Healthy Home 2008, Spring 2008

Good fertilizers help ensure that your soil stays healthy. Yet applying too much, especially at the wrong time of year, will cause runoff, leading to groundwater pollution. Additionally, nitrate-based fertilizers (which are synthetic) often contain a high salt index that can cause root burning and dehydration.

The alternative is to use organic gardening products judiciously. (To gardeners, the terms "organic" and "natural" mean products derived from a plant, animal, or mineral source, not those containing USDA-certified organic materials.) Organic fertilizers won't dry or burn your soil; they will rehabilitate soil quality and improve the general health of your garden.

Buy natural fertilizers with ingredients such as bonemeal, kelp meal, and alfalfa meal. Natural fertilizers break down in the soil slowly, which is more beneficial to plants.

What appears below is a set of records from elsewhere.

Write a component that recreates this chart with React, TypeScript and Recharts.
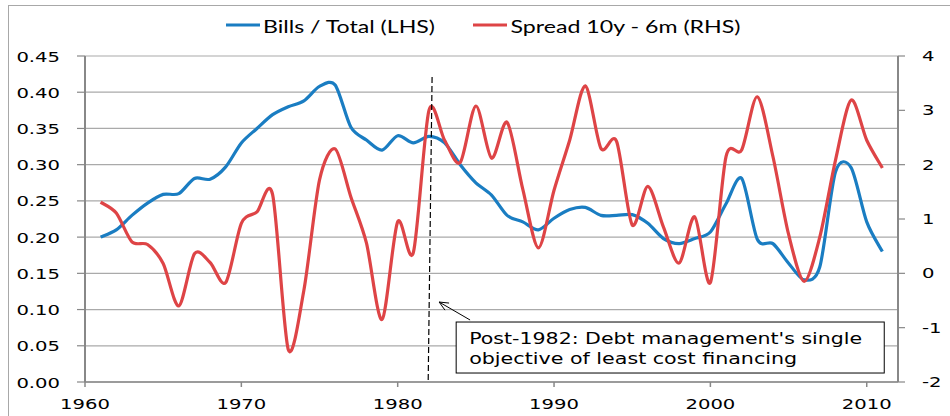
import React from 'react';
import { LineChart, Line, XAxis, YAxis, CartesianGrid, ReferenceLine, ReferenceArea, Legend } from 'recharts';

const years = [
  1961, 1962, 1963, 1964, 1965, 1966, 1967, 1968, 1969, 1970,
  1971, 1972, 1973, 1974, 1975, 1976, 1977, 1978, 1979, 1980,
  1981, 1982, 1983, 1984, 1985, 1986, 1987, 1988, 1989, 1990,
  1991, 1992, 1993, 1994, 1995, 1996, 1997, 1998, 1999, 2000,
  2001, 2002, 2003, 2004, 2005, 2006, 2007, 2008, 2009, 2010, 2011,
];

const billsShare = [
  0.200, 0.210, 0.230, 0.247, 0.259, 0.260, 0.281, 0.280, 0.297, 0.330,
  0.350, 0.369, 0.380, 0.388, 0.408, 0.410, 0.352, 0.334, 0.320, 0.340,
  0.330, 0.339, 0.330, 0.300, 0.275, 0.258, 0.230, 0.221, 0.210, 0.226,
  0.238, 0.241, 0.230, 0.230, 0.231, 0.219, 0.198, 0.191, 0.198, 0.207,
  0.246, 0.281, 0.197, 0.191, 0.164, 0.141, 0.159, 0.290, 0.296, 0.221, 0.180,
];

const spread = [
  1.31, 1.11, 0.58, 0.53, 0.18, -0.60, 0.36, 0.20, -0.17, 0.92,
  1.13, 1.45, -1.40, -0.31, 1.72, 2.29, 1.41, 0.56, -0.85, 0.95,
  0.38, 3.00, 2.45, 2.04, 3.08, 2.12, 2.78, 1.55, 0.47, 1.53,
  2.45, 3.45, 2.30, 2.43, 0.89, 1.60, 0.85, 0.19, 1.04, -0.17,
  2.15, 2.27, 3.25, 2.15, 0.72, -0.15, 0.67, 2.08, 3.19, 2.45, 1.94,
];

const xTicks = [1960, 1970, 1980, 1990, 2000, 2010];
const leftTicks = [0, 0.05, 0.1, 0.15, 0.2, 0.25, 0.3, 0.35, 0.4, 0.45];
const rightTicks = [-2, -1, 0, 1, 2, 3, 4];

const seriesNames = ['Bills / Total (LHS)', 'Spread 10y - 6m (RHS)'];
const annotationLines = ["Post-1982: Debt management's single", 'objective of least cost financing'];
const breakYear = 1982;

const data = years.map((year, i) => ({ year, bills: billsShare[i], spread: spread[i] }));

const BLUE = '#1A7DC2';
const RED = '#DE4446';
const AXIS = '#888888';
const GRID = '#AAAAAA';
const FONT = 'DejaVu Sans';

// Smoothed Bezier line (similar to Excel smoothed lines)
const SMOOTH = 1 / 7;
const smoothCurve = (context: any) => {
  let pts: number[][] = [];
  return {
    areaStart() {},
    areaEnd() {},
    lineStart() {
      pts = [];
    },
    point(x: number, y: number) {
      pts.push([+x, +y]);
    },
    lineEnd() {
      const n = pts.length;
      if (!n) return;
      context.moveTo(pts[0][0], pts[0][1]);
      for (let i = 0; i < n - 1; i++) {
        const p0 = pts[Math.max(i - 1, 0)];
        const p1 = pts[i];
        const p2 = pts[i + 1];
        const p3 = pts[Math.min(i + 2, n - 1)];
        context.bezierCurveTo(
          p1[0] + (p2[0] - p0[0]) * SMOOTH,
          p1[1] + (p2[1] - p0[1]) * SMOOTH,
          p2[0] - (p3[0] - p1[0]) * SMOOTH,
          p2[1] - (p3[1] - p1[1]) * SMOOTH,
          p2[0],
          p2[1]
        );
      }
    },
  };
};

const XTick = (props: any) => {
  const { x, y, payload } = props;
  return (
    <g transform={`translate(${x},${y}) scale(1.4,1)`}>
      <text x={0} y={0} dy={20} textAnchor="middle" fontFamily={FONT} fontSize={14} fill="#000">
        {String(payload.value)}
      </text>
    </g>
  );
};

const LeftTick = (props: any) => {
  const { x, y, payload } = props;
  return (
    <g transform={`translate(${x},${y}) scale(1.4,1)`}>
      <text x={0} y={0} dy={5.5} textAnchor="end" fontFamily={FONT} fontSize={14} fill="#000">
        {Number(payload.value).toFixed(2)}
      </text>
    </g>
  );
};

const RightTick = (props: any) => {
  const { x, y, payload } = props;
  return (
    <g transform={`translate(${x},${y}) scale(1.4,1)`}>
      <text x={0} y={0} dy={5} textAnchor="start" fontFamily={FONT} fontSize={14} fill="#000">
        {String(payload.value)}
      </text>
    </g>
  );
};

const ArrowShape = (props: any) => {
  const { x1, y1, x2, y2 } = props;
  const ang = Math.atan2(y2 - y1, x2 - x1);
  const len = 10;
  const spreadA = 0.42;
  const ax = x2 - len * Math.cos(ang - spreadA);
  const ay = y2 - len * Math.sin(ang - spreadA);
  const bx = x2 - len * Math.cos(ang + spreadA);
  const by = y2 - len * Math.sin(ang + spreadA);
  return (
    <g>
      <line x1={x1} y1={y1} x2={x2} y2={y2} stroke="#000" strokeWidth={1} />
      <polyline points={`${ax},${ay} ${x2},${y2} ${bx},${by}`} fill="none" stroke="#000" strokeWidth={1} />
    </g>
  );
};

const BoxShape = (props: any) => {
  const { x, y, width, height } = props;
  return (
    <g>
      <rect x={x} y={y} width={width} height={height} fill="#fff" stroke="#000" strokeWidth={1} />
      <text x={x + 13} y={y + 21.5} fontFamily={FONT} fontSize={15} fill="#000" textLength={393} lengthAdjust="spacingAndGlyphs">
        {annotationLines[0]}
      </text>
      <text x={x + 13} y={y + 42} fontFamily={FONT} fontSize={15} fill="#000" textLength={328} lengthAdjust="spacingAndGlyphs">
        {annotationLines[1]}
      </text>
    </g>
  );
};

const LegendContent = () => (
  <svg width={950} height={40}>
    <line x1={226} y1={25} x2={260} y2={25} stroke={BLUE} strokeWidth={3} />
    <text x={263} y={33} fontFamily="Lato" fontSize={16.5} fill="#000" textLength={172} lengthAdjust="spacingAndGlyphs">
      {seriesNames[0]}
    </text>
    <line x1={473} y1={25} x2={507} y2={25} stroke={RED} strokeWidth={3} />
    <text x={510.5} y={33} fontFamily="Lato" fontSize={16.5} fill="#000" textLength={230} lengthAdjust="spacingAndGlyphs">
      {seriesNames[1]}
    </text>
  </svg>
);

export default function App() {
  return (
    <div style={{ position: 'absolute', left: 0, top: 0, width: 950, height: 416, overflow: 'hidden', background: '#fff' }}>
      <div
        style={{
          position: 'absolute',
          left: 8,
          top: 5,
          width: 950,
          height: 420,
          borderLeft: '1px solid #A8A8A8',
          borderTop: '1px solid #A8A8A8',
        }}
      />
      <div style={{ position: 'absolute', left: 0, top: 0 }}>
        <LineChart width={950} height={416} data={data} margin={{ top: 56, right: 0, bottom: 0, left: 0 }}>
          <CartesianGrid yAxisId="left" vertical={false} stroke={GRID} strokeWidth={1.2} />
          <XAxis
            dataKey="year"
            type="number"
            domain={[1960, 2012]}
            ticks={xTicks}
            interval={0}
            height={34}
            tickSize={5}
            tickMargin={2}
            axisLine={{ stroke: AXIS, strokeWidth: 1.5 }}
            tickLine={{ stroke: AXIS, strokeWidth: 1.5 }}
            tick={<XTick />}
          />
          <YAxis
            yAxisId="left"
            orientation="left"
            width={85}
            domain={[0, 0.45]}
            ticks={leftTicks}
            interval={0}
            tickSize={8}
            tickMargin={17}
            axisLine={{ stroke: AXIS, strokeWidth: 2 }}
            tickLine={{ stroke: AXIS, strokeWidth: 1.2 }}
            tick={<LeftTick />}
          />
          <YAxis
            yAxisId="right"
            orientation="right"
            width={52}
            domain={[-2, 4]}
            ticks={rightTicks}
            interval={0}
            tickSize={7}
            tickMargin={17}
            axisLine={{ stroke: AXIS, strokeWidth: 2 }}
            tickLine={{ stroke: AXIS, strokeWidth: 1.2 }}
            tick={<RightTick />}
          />
          <Legend
            layout="horizontal"
            verticalAlign="middle"
            align="center"
            content={<LegendContent />}
            wrapperStyle={{ top: 0, left: 0, width: 950, height: 40 }}
          />
          <Line
            yAxisId="left"
            dataKey="bills"
            name={seriesNames[0]}
            type={smoothCurve as any}
            stroke={BLUE}
            strokeWidth={3.2}
            dot={false}
            activeDot={false}
            isAnimationActive={false}
          />
          <Line
            yAxisId="right"
            dataKey="spread"
            name={seriesNames[1]}
            type={smoothCurve as any}
            stroke={RED}
            strokeWidth={3.2}
            dot={false}
            activeDot={false}
            isAnimationActive={false}
          />
          <ReferenceLine
            yAxisId="left"
            segment={[
              { x: breakYear + 0.2, y: 0.421 },
              { x: breakYear - 0.05, y: 0 },
            ]}
            stroke="#000"
            strokeWidth={1.2}
            strokeDasharray="6 3"
          />
          <ReferenceLine
            yAxisId="left"
            segment={[
              { x: 1984.63, y: 0.0856 },
              { x: 1982.65, y: 0.1104 },
            ]}
            shape={ArrowShape}
          />
          <ReferenceArea
            yAxisId="left"
            x1={1983.74}
            x2={2011.12}
            y1={0.0124}
            y2={0.0828}
            ifOverflow="visible"
            shape={BoxShape}
          />
        </LineChart>
      </div>
    </div>
  );
}
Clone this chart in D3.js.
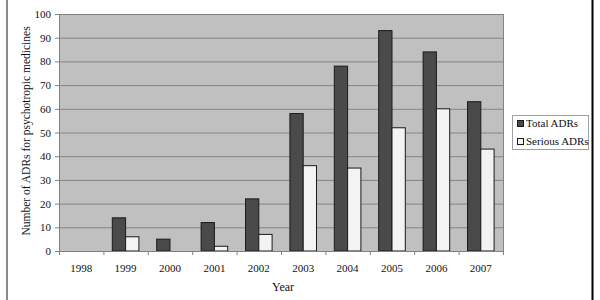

Avoid natural fertilizers with peat moss, which is harvested from swiftly disappearing bog habitats.

More Careful
In the fall, rake leaves into a pile and mulch with them in the spring; they'll enrich the soil and reduce the need for fertilizers. When buying fertilizers, look for those with a seal from the Organic Materials Review Institute, which means they can be used on USDA-certified organic farms.

Most Careful
Start composting and make your own compost tea to fertilize with (see Composting).